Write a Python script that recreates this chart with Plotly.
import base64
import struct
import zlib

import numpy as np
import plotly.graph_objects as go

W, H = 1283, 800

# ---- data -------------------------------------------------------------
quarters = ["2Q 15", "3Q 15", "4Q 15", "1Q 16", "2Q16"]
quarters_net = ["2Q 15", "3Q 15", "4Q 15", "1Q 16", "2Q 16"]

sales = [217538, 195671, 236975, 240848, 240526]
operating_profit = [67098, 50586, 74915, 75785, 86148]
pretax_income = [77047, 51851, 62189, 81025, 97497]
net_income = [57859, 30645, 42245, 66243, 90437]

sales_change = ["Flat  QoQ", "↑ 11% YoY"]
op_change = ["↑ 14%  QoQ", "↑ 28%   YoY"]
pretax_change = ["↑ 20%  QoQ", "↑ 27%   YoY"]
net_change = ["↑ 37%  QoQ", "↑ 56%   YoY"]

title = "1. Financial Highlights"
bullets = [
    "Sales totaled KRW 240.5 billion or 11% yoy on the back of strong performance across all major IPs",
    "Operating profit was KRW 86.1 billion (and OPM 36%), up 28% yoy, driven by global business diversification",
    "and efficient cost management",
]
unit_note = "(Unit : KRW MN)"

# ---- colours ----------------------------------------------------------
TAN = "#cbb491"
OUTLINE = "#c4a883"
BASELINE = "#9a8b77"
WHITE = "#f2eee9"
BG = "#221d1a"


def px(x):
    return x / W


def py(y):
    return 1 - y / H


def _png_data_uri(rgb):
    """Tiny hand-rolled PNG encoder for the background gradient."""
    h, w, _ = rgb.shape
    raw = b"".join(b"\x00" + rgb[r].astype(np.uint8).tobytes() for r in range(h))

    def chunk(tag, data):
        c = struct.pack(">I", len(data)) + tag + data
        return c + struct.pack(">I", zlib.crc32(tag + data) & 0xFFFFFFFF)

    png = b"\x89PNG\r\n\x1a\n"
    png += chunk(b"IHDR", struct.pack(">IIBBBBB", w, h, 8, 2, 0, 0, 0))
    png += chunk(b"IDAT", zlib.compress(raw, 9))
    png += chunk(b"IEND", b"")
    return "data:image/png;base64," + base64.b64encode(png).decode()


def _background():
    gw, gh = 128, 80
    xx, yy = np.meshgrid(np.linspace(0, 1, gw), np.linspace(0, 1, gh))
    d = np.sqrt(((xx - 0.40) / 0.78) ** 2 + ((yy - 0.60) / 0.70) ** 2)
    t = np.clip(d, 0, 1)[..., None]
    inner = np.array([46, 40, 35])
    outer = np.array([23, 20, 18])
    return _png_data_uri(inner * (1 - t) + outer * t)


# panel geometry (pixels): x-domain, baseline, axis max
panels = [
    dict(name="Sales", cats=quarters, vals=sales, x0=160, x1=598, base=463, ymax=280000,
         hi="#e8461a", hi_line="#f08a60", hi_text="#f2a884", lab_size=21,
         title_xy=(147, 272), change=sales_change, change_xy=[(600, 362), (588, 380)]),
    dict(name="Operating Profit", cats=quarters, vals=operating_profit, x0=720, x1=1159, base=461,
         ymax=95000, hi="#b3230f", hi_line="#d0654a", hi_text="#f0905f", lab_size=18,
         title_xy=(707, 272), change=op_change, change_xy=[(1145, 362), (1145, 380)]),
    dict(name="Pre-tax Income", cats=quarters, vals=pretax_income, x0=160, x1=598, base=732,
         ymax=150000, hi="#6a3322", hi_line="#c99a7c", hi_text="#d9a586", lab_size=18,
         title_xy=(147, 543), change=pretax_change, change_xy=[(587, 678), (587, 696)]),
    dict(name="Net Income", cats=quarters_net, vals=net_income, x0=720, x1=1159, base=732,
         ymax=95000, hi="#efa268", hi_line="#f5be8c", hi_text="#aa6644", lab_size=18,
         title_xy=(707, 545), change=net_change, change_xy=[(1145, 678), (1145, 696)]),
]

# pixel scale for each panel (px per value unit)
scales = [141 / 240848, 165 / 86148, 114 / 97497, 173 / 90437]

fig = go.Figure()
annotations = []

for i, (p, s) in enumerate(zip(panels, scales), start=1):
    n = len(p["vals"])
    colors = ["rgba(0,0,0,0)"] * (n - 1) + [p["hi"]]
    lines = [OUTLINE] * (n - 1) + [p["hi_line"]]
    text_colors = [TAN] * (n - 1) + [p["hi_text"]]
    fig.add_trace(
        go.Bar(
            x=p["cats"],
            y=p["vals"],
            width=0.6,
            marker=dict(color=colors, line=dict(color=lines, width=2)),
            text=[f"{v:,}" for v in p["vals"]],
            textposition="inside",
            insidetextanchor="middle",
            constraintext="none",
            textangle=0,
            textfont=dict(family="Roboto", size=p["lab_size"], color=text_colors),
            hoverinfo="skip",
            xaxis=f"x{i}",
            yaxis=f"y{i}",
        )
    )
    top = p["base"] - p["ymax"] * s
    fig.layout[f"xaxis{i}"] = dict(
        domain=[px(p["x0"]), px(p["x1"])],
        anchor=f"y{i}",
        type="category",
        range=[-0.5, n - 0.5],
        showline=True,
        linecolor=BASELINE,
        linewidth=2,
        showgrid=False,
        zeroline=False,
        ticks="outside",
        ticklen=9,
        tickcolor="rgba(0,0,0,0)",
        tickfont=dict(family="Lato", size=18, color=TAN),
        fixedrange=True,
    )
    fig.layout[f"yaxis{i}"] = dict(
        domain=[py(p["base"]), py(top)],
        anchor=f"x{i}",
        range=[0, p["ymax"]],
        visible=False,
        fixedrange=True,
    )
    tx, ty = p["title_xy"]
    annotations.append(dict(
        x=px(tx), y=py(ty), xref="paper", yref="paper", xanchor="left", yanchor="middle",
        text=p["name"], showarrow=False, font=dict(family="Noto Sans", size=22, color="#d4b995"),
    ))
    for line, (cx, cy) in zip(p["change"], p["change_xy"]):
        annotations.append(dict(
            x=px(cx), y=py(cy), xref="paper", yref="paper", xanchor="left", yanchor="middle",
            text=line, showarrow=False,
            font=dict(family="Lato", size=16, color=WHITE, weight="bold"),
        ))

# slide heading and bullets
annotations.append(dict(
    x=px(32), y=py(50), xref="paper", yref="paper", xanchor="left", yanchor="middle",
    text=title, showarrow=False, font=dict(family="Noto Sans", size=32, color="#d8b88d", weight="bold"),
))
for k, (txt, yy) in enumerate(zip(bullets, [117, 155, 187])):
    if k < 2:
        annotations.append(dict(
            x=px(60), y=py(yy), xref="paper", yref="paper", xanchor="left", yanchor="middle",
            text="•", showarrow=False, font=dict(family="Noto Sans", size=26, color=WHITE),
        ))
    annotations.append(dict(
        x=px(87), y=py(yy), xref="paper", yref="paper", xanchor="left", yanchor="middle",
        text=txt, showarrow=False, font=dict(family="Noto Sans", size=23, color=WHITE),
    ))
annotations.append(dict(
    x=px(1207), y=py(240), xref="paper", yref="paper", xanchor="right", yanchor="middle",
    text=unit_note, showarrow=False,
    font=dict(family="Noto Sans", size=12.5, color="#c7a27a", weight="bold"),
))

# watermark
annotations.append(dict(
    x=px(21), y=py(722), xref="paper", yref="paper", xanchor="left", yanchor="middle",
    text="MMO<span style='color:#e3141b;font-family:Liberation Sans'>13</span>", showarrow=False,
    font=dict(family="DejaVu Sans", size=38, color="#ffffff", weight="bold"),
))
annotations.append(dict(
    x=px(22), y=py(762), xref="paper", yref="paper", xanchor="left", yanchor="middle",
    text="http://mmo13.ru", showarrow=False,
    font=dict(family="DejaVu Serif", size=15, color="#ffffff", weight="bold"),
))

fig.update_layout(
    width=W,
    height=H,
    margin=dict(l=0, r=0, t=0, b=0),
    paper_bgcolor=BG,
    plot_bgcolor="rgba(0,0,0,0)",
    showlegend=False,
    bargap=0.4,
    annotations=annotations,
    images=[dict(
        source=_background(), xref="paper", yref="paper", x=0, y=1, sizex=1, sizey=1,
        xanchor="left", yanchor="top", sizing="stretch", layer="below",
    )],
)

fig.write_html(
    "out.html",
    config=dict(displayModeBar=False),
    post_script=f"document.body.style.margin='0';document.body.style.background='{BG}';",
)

* * *

→ What you have to do
Write out exactly, please, the lines beginning at the start of the material and ending with the line that holds "return 1 - y / H", both included.

→ Solution to the exercise
Write a Python script that recreates this chart with Plotly.
import base64
import struct
import zlib

import numpy as np
import plotly.graph_objects as go

W, H = 1283, 800

# ---- data -------------------------------------------------------------
quarters = ["2Q 15", "3Q 15", "4Q 15", "1Q 16", "2Q16"]
quarters_net = ["2Q 15", "3Q 15", "4Q 15", "1Q 16", "2Q 16"]

sales = [217538, 195671, 236975, 240848, 240526]
operating_profit = [67098, 50586, 74915, 75785, 86148]
pretax_income = [77047, 51851, 62189, 81025, 97497]
net_income = [57859, 30645, 42245, 66243, 90437]

sales_change = ["Flat  QoQ", "↑ 11% YoY"]
op_change = ["↑ 14%  QoQ", "↑ 28%   YoY"]
pretax_change = ["↑ 20%  QoQ", "↑ 27%   YoY"]
net_change = ["↑ 37%  QoQ", "↑ 56%   YoY"]

title = "1. Financial Highlights"
bullets = [
    "Sales totaled KRW 240.5 billion or 11% yoy on the back of strong performance across all major IPs",
    "Operating profit was KRW 86.1 billion (and OPM 36%), up 28% yoy, driven by global business diversification",
    "and efficient cost management",
]
unit_note = "(Unit : KRW MN)"

# ---- colours ----------------------------------------------------------
TAN = "#cbb491"
OUTLINE = "#c4a883"
BASELINE = "#9a8b77"
WHITE = "#f2eee9"
BG = "#221d1a"


def px(x):
    return x / W


def py(y):
    return 1 - y / H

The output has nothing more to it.